Unless you are a self-confessed political nerd, Greg Sorbara’s recent book is hardly a ground-breaking read. While this book is not salacious or filled with never-before-told secrets kept in Queen’s Park from a man who has probably seen it all, it does provide us with a window into how government has run since the mid-1980s.
Anyone who takes the time and effort to write an autobiography is deeply concerned with his legacy. Sorbara is no different. He was accused of conflict of interest and was forced to leave cabinet until he was finally exonerated. His primary goal, it would appear, was to demonstrate that his long years in office were not lost. He makes a good case for good governance during his time in power.
The question worthy of asking is what can we learn from a man who has dedicated much of his life to provincial politics?
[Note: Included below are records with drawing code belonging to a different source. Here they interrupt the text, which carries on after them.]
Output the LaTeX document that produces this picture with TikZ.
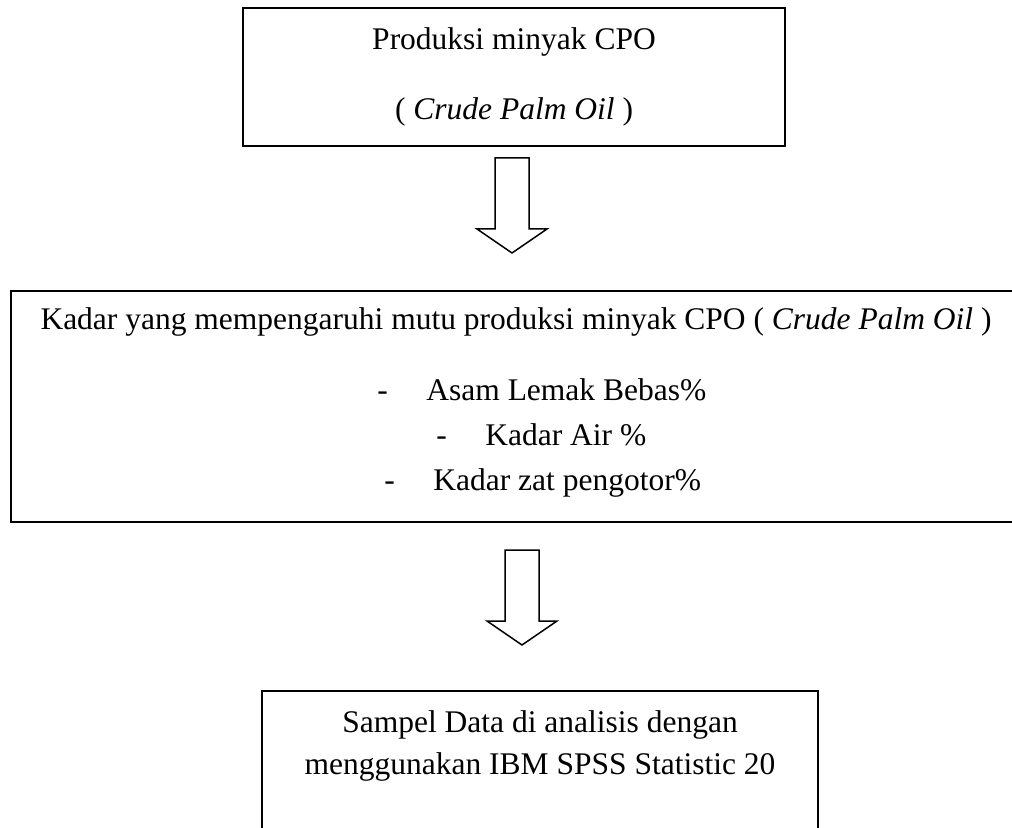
\documentclass[tikz,border=0pt]{standalone}
\usepackage{fontspec}
\setmainfont{Liberation Serif}
\tikzset{
  box/.style={draw, line width=1pt, rectangle, inner sep=0pt},
  txt/.style={font=\fontsize{15.75}{18}\selectfont, inner sep=0pt, anchor=base},
  itemtxt/.style={txt, anchor=base west},
  arrowline/.style={draw, line width=0.75pt, line join=miter},
  blockarrow/.pic={\path[arrowline] (-17,0) -- (17,0) -- (17,71) -- (35,71) -- (0,95) -- (-35,71) -- (-17,71) -- cycle;}
}
\newcommand{\itemdash}{\makebox[24.5pt][l]{-}}
\begin{document}
\begin{tikzpicture}[x=0.5pt,y=-0.5pt]
\useasboundingbox (0,0) rectangle (1012,828);
% boxes
\node[box, minimum width=271pt, minimum height=69pt] (b1) at (514,77) {};
\node[box, minimum width=505pt, minimum height=115.5pt] (b2) at (516,406.5) {};
\node[box, minimum width=278pt, minimum height=104.5pt] (b3) at (540,795.5) {};
% texts
\node[txt] (t1a) at (514,50) {Produksi minyak CPO};
\node[txt] (t1b) at (514,120) {( \textit{Crude Palm Oil} )};
\node[txt] (t2a) at (516,330) {Kadar yang mempengaruhi mutu produksi minyak CPO ( \textit{Crude Palm Oil} )};
\node[itemtxt] (t2b) at (377,401) {\itemdash Asam Lemak Bebas\%};
\node[itemtxt] (t2c) at (436,446) {\itemdash Kadar Air \%};
\node[itemtxt] (t2d) at (384,490) {\itemdash Kadar zat pengotor\%};
\node[txt] (t3a) at (540,732) {Sampel Data di analisis dengan};
\node[txt] (t3b) at (540,774) {menggunakan IBM SPSS Statistic 20};
% block arrows
\pic at (512,158) {blockarrow};
\pic at (522,550) {blockarrow};
\end{tikzpicture}
\end{document}
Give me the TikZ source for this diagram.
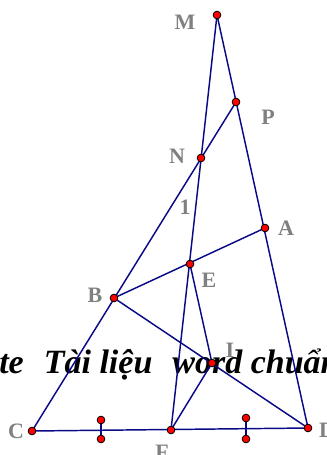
\documentclass[tikz,border=0pt]{standalone}
\usepackage{fontspec}
\setmainfont{Liberation Serif}
\definecolor{navyline}{RGB}{10,10,135}

\begin{document}
\begin{tikzpicture}[
    x=0.75pt, y=-0.75pt,
    seg/.style={draw=navyline, line width=1.1pt},
    dot/.style={circle, fill=red, draw=black, line width=0.6pt, inner sep=0pt, minimum size=5.8pt},
    lbl/.style={text=black!50, font=\fontsize{16.5}{19}\selectfont\bfseries, inner sep=0pt},
    wmark/.style={font=\fontsize{25.5}{30}\selectfont\bfseries\itshape, inner sep=0pt, anchor=base west}
]
\clip (0,0) rectangle (327,455);

% points
\coordinate (M) at (217,15);
\coordinate (P) at (236,102);
\coordinate (N) at (201,158);
\coordinate (A) at (265,228);
\coordinate (E) at (190,264);
\coordinate (B) at (114,298);
\coordinate (I) at (212,363);
\coordinate (C) at (32,431);
\coordinate (F) at (171,430);
\coordinate (D) at (308,428);
\coordinate (tickL1) at (101,420);
\coordinate (tickL2) at (101,439);
\coordinate (tickR1) at (246,418);
\coordinate (tickR2) at (246,439);

% labels
\node[lbl] (labM) at (185,22) {M};
\node[lbl] (labP) at (268,117) {P};
\node[lbl] (labN) at (177,156) {N};
\node[lbl] (lab1) at (185,207) {1};
\node[lbl] (labA) at (286,228) {A};
\node[lbl] (labE) at (209,280) {E};
\node[lbl] (labB) at (95,295) {B};
\node[lbl] (labI) at (230,350) {I};
\node[lbl] (labC) at (16,431) {C};
\node[lbl] (labD) at (327,430) {D};
\node[lbl] (labF) at (162,452) {F};

\node[wmark] (wm) at (-1,373) {te\hspace{15pt}Tài liệu\hspace{15pt}word chuẩn};

% segments
\draw[seg] (C) -- (P);
\draw[seg] (M) -- (F);
\draw[seg] (M) -- (D);
\draw[seg] (B) -- (A);
\draw[seg] (B) -- (D);
\draw[seg] (E) -- (I) -- (F);
\draw[seg] (C) -- (D);
\draw[seg] (tickL1) -- (tickL2);
\draw[seg] (tickR1) -- (tickR2);

\foreach \p in {M,P,N,A,E,B,I,C,F,D,tickL1,tickL2,tickR1,tickR2}
    \node[dot] at (\p) {};

\end{tikzpicture}
\end{document}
Sorbara’s narrative follows the usual trajectory of a politician who gets involved out of idealism and then finds himself in a position of power and influence. His lesson for us as public educators? If you want to win or achieve anything in the political arena, you must commit to the long game and you must be pragmatic. You must make many political allies and be prepared to make sacrifices. Sorbara is particularly proud of his work to extend the subway to York University, the effort and time it took to make this dream a reality and all the political connections and sacrifice it took to achieve this.
In the last chapter of the book, he does set out what he believes should be the work of future governments. As a Catholic and a member of the government that extended full funding to the separate school system in the 1980s, he is surprisingly now calling for one public system. Really it should not be a surprise, because it reflects his pragmatic approach to managing costs and providing excellent programs.
If, as public educators, we are to learn from Sorbara’s life in politics we must balance our idealism with the pragmatic realities presented today. Can we revolutionize how public education is organized in this province?